#### Prompt
Each line of the material must be repeated precisely, with the pictures left out.

::::

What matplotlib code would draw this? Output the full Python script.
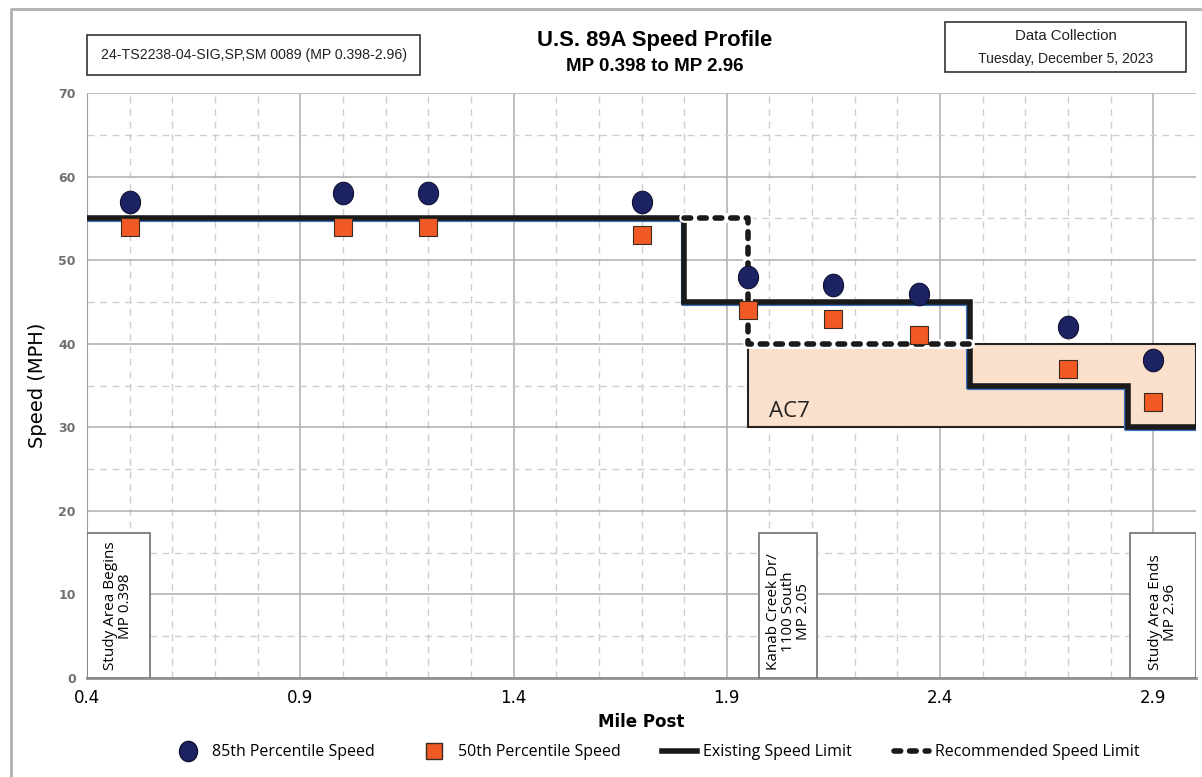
import numpy as np
import matplotlib
matplotlib.use("Agg")
import matplotlib.pyplot as plt
import matplotlib.transforms as mtransforms
from matplotlib.patches import Rectangle
from matplotlib.lines import Line2D
from matplotlib.markers import MarkerStyle

# data
mile_post = [0.5, 1.0, 1.2, 1.7, 1.95, 2.15, 2.35, 2.7, 2.9]
speed_85 = [57, 58, 58, 57, 48, 47, 46, 42, 38]
speed_50 = [54, 54, 54, 53, 44, 43, 41, 37, 33]

exist_mp = [0.4, 1.8, 1.8, 2.47, 2.47, 2.84, 2.84, 3.0]
exist_sl = [55, 55, 45, 45, 35, 35, 30, 30]

rec_mp = [1.8, 1.95, 1.95, 2.47]
rec_sl = [55, 55, 40, 40]

ac7_mp = [1.95, 3.0]
ac7_sl = [30, 40]

landmarks = [
    (0.4, 0.547, "Study Area Begins\nMP 0.398"),
    (1.976, 2.112, "Kanab Creek Dr/\n1100 South\nMP 2.05"),
    (2.845, 3.0, "Study Area Ends\nMP 2.96"),
]

fig = plt.figure(figsize=(12.02, 7.77), dpi=100)
ax = fig.add_axes([0.0724, 0.1274, 0.9226, 0.7529])

ax.set_xlim(0.4, 3.0)
ax.set_ylim(0, 70)
ax.set_xticks(np.arange(0.4, 3.0, 0.5))
ax.set_xticks(np.arange(0.4, 3.0, 0.1), minor=True)
ax.set_yticks(np.arange(0, 71, 10))
ax.set_yticks(np.arange(5, 70, 10), minor=True)
ax.set_xticklabels(["0.4", "0.9", "1.4", "1.9", "2.4", "2.9"])
ax.grid(which="major", color="#b4b4b4", lw=1.2, ls="-")
ax.grid(which="minor", color="#cfcfcf", lw=1.0, ls=(0, (5, 4)))
ax.set_axisbelow(True)
ax.tick_params(which="both", length=0)
ax.tick_params(axis="x", labelsize=12, pad=8)
ax.tick_params(axis="y", labelsize=9, labelcolor="#707070", pad=8)
for t in ax.get_yticklabels():
    t.set_fontweight("bold")
for s in ["top", "right"]:
    ax.spines[s].set_visible(False)
ax.spines["left"].set_color("#a0a0a0")
ax.spines["bottom"].set_color("#909090")
ax.spines["bottom"].set_linewidth(2)

ax.set_xlabel("Mile Post", fontsize=12, fontweight="bold", labelpad=4)
ax.set_ylabel("Speed (MPH)", fontsize=14, labelpad=8)

# AC7 zone
ax.add_patch(Rectangle((ac7_mp[0], ac7_sl[0]), ac7_mp[1] - ac7_mp[0], ac7_sl[1] - ac7_sl[0],
                       facecolor="#fbe1cc", edgecolor="#222222", lw=1.5, zorder=2))
ax.text(2.0, 31.9, "AC7", fontsize=16, color="#222222", family="Open Sans",
        va="center", zorder=3)

# landmark boxes
for x0, x1, label in landmarks:
    ax.add_patch(Rectangle((x0, 0), x1 - x0, 17.3, facecolor="white",
                           edgecolor="#707070", lw=1.2, zorder=3))
    ax.text((x0 + x1) / 2, 0.9, label, rotation=90, ha="center", va="bottom",
            fontsize=11, family="Open Sans", linespacing=1.0, zorder=4)

# existing speed limit with a thin blue shadow
shadow = mtransforms.offset_copy(ax.transData, fig=fig, x=-1.5, y=-2.0, units="dots")
ax.plot(exist_mp, exist_sl, color="#3a6fc4", lw=3, transform=shadow, zorder=4)
ax.plot(exist_mp, exist_sl, color="#1a1a1a", lw=4, zorder=5, solid_joinstyle="miter")

# recommended speed limit
ax.plot(rec_mp, rec_sl, color="white", lw=7, zorder=6, solid_capstyle="round")
ax.plot(rec_mp, rec_sl, color="#1a1a1a", lw=4, ls=(0, (1.2, 1.6)),
        dash_capstyle="round", zorder=7)

oval = MarkerStyle("o", transform=mtransforms.Affine2D().scale(1.0, 1.12))
ax.plot(mile_post, speed_85, ls="none", marker=oval, ms=14.5, color="#1c2363",
        mec="#111133", mew=0.8, zorder=8)
ax.plot(mile_post, speed_50, "s", ms=13, color="#f15a24", mec="#3a2a20", mew=0.8, zorder=8)

# title and boxes
fig.text(0.545, 0.948, "U.S. 89A Speed Profile", ha="center", va="center",
         fontsize=15.8, fontweight="bold", family="Liberation Sans")
fig.text(0.545, 0.914, "MP 0.398 to MP 2.96", ha="center", va="center",
         fontsize=13.5, fontweight="bold", family="Liberation Sans")
fig.patches.append(Rectangle((0.0724, 0.903), 0.277, 0.052, transform=fig.transFigure,
                             facecolor="white", edgecolor="#333333", lw=1.2))
fig.text(0.0724 + 0.1385, 0.929, "24-TS2238-04-SIG,SP,SM 0089 (MP 0.398-2.96)", ha="center",
         va="center", fontsize=10.2, family="Liberation Sans", color="#222222")
fig.patches.append(Rectangle((0.786, 0.907), 0.201, 0.065, transform=fig.transFigure,
                             facecolor="white", edgecolor="#333333", lw=1.2))
fig.text(0.8865, 0.954, "Data Collection", ha="center", va="center",
         fontsize=10.8, family="Liberation Sans", color="#222222")
fig.text(0.8865, 0.924, "Tuesday, December 5, 2023", ha="center", va="center",
         fontsize=10.1, family="Liberation Sans", color="#222222")

# outer frame
fig.lines.append(Line2D([0.009, 0.009, 0.998], [0.0, 0.988, 0.988], transform=fig.transFigure,
                        color="#b0b0b0", lw=2))

handles = [
    Line2D([], [], ls="none", marker=oval, ms=13, color="#1c2363", mec="#111133"),
    Line2D([], [], ls="none", marker="s", ms=12, color="#f15a24", mec="#3a2a20"),
    Line2D([], [], color="#1a1a1a", lw=4),
    Line2D([], [], color="#1a1a1a", lw=4, ls=(0, (1.2, 1.6)), dash_capstyle="round"),
]
labels = ["85th Percentile Speed", "50th Percentile Speed", "Existing Speed Limit",
          "Recommended Speed Limit"]
fig.legend(handles, labels, loc="center", bbox_to_anchor=(0.545, 0.032), ncol=4,
           frameon=False, prop={"family": "Open Sans", "size": 11.5}, columnspacing=2.6,
           handlelength=2.2, handletextpad=0.4)

fig.savefig("out.png", dpi=100)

::::

#### Worked solution
What matplotlib code would draw this? Output the full Python script.
import numpy as np
import matplotlib
matplotlib.use("Agg")
import matplotlib.pyplot as plt
import matplotlib.transforms as mtransforms
from matplotlib.patches import Rectangle
from matplotlib.lines import Line2D
from matplotlib.markers import MarkerStyle

# data
mile_post = [0.5, 1.0, 1.2, 1.7, 1.95, 2.15, 2.35, 2.7, 2.9]
speed_85 = [57, 58, 58, 57, 48, 47, 46, 42, 38]
speed_50 = [54, 54, 54, 53, 44, 43, 41, 37, 33]

exist_mp = [0.4, 1.8, 1.8, 2.47, 2.47, 2.84, 2.84, 3.0]
exist_sl = [55, 55, 45, 45, 35, 35, 30, 30]

rec_mp = [1.8, 1.95, 1.95, 2.47]
rec_sl = [55, 55, 40, 40]

ac7_mp = [1.95, 3.0]
ac7_sl = [30, 40]

landmarks = [
    (0.4, 0.547, "Study Area Begins\nMP 0.398"),
    (1.976, 2.112, "Kanab Creek Dr/\n1100 South\nMP 2.05"),
    (2.845, 3.0, "Study Area Ends\nMP 2.96"),
]

fig = plt.figure(figsize=(12.02, 7.77), dpi=100)
ax = fig.add_axes([0.0724, 0.1274, 0.9226, 0.7529])

ax.set_xlim(0.4, 3.0)
ax.set_ylim(0, 70)
ax.set_xticks(np.arange(0.4, 3.0, 0.5))
ax.set_xticks(np.arange(0.4, 3.0, 0.1), minor=True)
ax.set_yticks(np.arange(0, 71, 10))
ax.set_yticks(np.arange(5, 70, 10), minor=True)
ax.set_xticklabels(["0.4", "0.9", "1.4", "1.9", "2.4", "2.9"])
ax.grid(which="major", color="#b4b4b4", lw=1.2, ls="-")
ax.grid(which="minor", color="#cfcfcf", lw=1.0, ls=(0, (5, 4)))
ax.set_axisbelow(True)
ax.tick_params(which="both", length=0)
ax.tick_params(axis="x", labelsize=12, pad=8)
ax.tick_params(axis="y", labelsize=9, labelcolor="#707070", pad=8)
for t in ax.get_yticklabels():
    t.set_fontweight("bold")
for s in ["top", "right"]:
    ax.spines[s].set_visible(False)
ax.spines["left"].set_color("#a0a0a0")
ax.spines["bottom"].set_color("#909090")
ax.spines["bottom"].set_linewidth(2)

ax.set_xlabel("Mile Post", fontsize=12, fontweight="bold", labelpad=4)
ax.set_ylabel("Speed (MPH)", fontsize=14, labelpad=8)

# AC7 zone
ax.add_patch(Rectangle((ac7_mp[0], ac7_sl[0]), ac7_mp[1] - ac7_mp[0], ac7_sl[1] - ac7_sl[0],
                       facecolor="#fbe1cc", edgecolor="#222222", lw=1.5, zorder=2))
ax.text(2.0, 31.9, "AC7", fontsize=16, color="#222222", family="Open Sans",
        va="center", zorder=3)

# landmark boxes
for x0, x1, label in landmarks:
    ax.add_patch(Rectangle((x0, 0), x1 - x0, 17.3, facecolor="white",
                           edgecolor="#707070", lw=1.2, zorder=3))
    ax.text((x0 + x1) / 2, 0.9, label, rotation=90, ha="center", va="bottom",
            fontsize=11, family="Open Sans", linespacing=1.0, zorder=4)

# existing speed limit with a thin blue shadow
shadow = mtransforms.offset_copy(ax.transData, fig=fig, x=-1.5, y=-2.0, units="dots")
ax.plot(exist_mp, exist_sl, color="#3a6fc4", lw=3, transform=shadow, zorder=4)
ax.plot(exist_mp, exist_sl, color="#1a1a1a", lw=4, zorder=5, solid_joinstyle="miter")

# recommended speed limit
ax.plot(rec_mp, rec_sl, color="white", lw=7, zorder=6, solid_capstyle="round")
ax.plot(rec_mp, rec_sl, color="#1a1a1a", lw=4, ls=(0, (1.2, 1.6)),
        dash_capstyle="round", zorder=7)

oval = MarkerStyle("o", transform=mtransforms.Affine2D().scale(1.0, 1.12))
ax.plot(mile_post, speed_85, ls="none", marker=oval, ms=14.5, color="#1c2363",
        mec="#111133", mew=0.8, zorder=8)
ax.plot(mile_post, speed_50, "s", ms=13, color="#f15a24", mec="#3a2a20", mew=0.8, zorder=8)

# title and boxes
fig.text(0.545, 0.948, "U.S. 89A Speed Profile", ha="center", va="center",
         fontsize=15.8, fontweight="bold", family="Liberation Sans")
fig.text(0.545, 0.914, "MP 0.398 to MP 2.96", ha="center", va="center",
         fontsize=13.5, fontweight="bold", family="Liberation Sans")
fig.patches.append(Rectangle((0.0724, 0.903), 0.277, 0.052, transform=fig.transFigure,
                             facecolor="white", edgecolor="#333333", lw=1.2))
fig.text(0.0724 + 0.1385, 0.929, "24-TS2238-04-SIG,SP,SM 0089 (MP 0.398-2.96)", ha="center",
         va="center", fontsize=10.2, family="Liberation Sans", color="#222222")
fig.patches.append(Rectangle((0.786, 0.907), 0.201, 0.065, transform=fig.transFigure,
                             facecolor="white", edgecolor="#333333", lw=1.2))
fig.text(0.8865, 0.954, "Data Collection", ha="center", va="center",
         fontsize=10.8, family="Liberation Sans", color="#222222")
fig.text(0.8865, 0.924, "Tuesday, December 5, 2023", ha="center", va="center",
         fontsize=10.1, family="Liberation Sans", color="#222222")

# outer frame
fig.lines.append(Line2D([0.009, 0.009, 0.998], [0.0, 0.988, 0.988], transform=fig.transFigure,
                        color="#b0b0b0", lw=2))

handles = [
    Line2D([], [], ls="none", marker=oval, ms=13, color="#1c2363", mec="#111133"),
    Line2D([], [], ls="none", marker="s", ms=12, color="#f15a24", mec="#3a2a20"),
    Line2D([], [], color="#1a1a1a", lw=4),
    Line2D([], [], color="#1a1a1a", lw=4, ls=(0, (1.2, 1.6)), dash_capstyle="round"),
]
labels = ["85th Percentile Speed", "50th Percentile Speed", "Existing Speed Limit",
          "Recommended Speed Limit"]
fig.legend(handles, labels, loc="center", bbox_to_anchor=(0.545, 0.032), ncol=4,
           frameon=False, prop={"family": "Open Sans", "size": 11.5}, columnspacing=2.6,
           handlelength=2.2, handletextpad=0.4)

fig.savefig("out.png", dpi=100)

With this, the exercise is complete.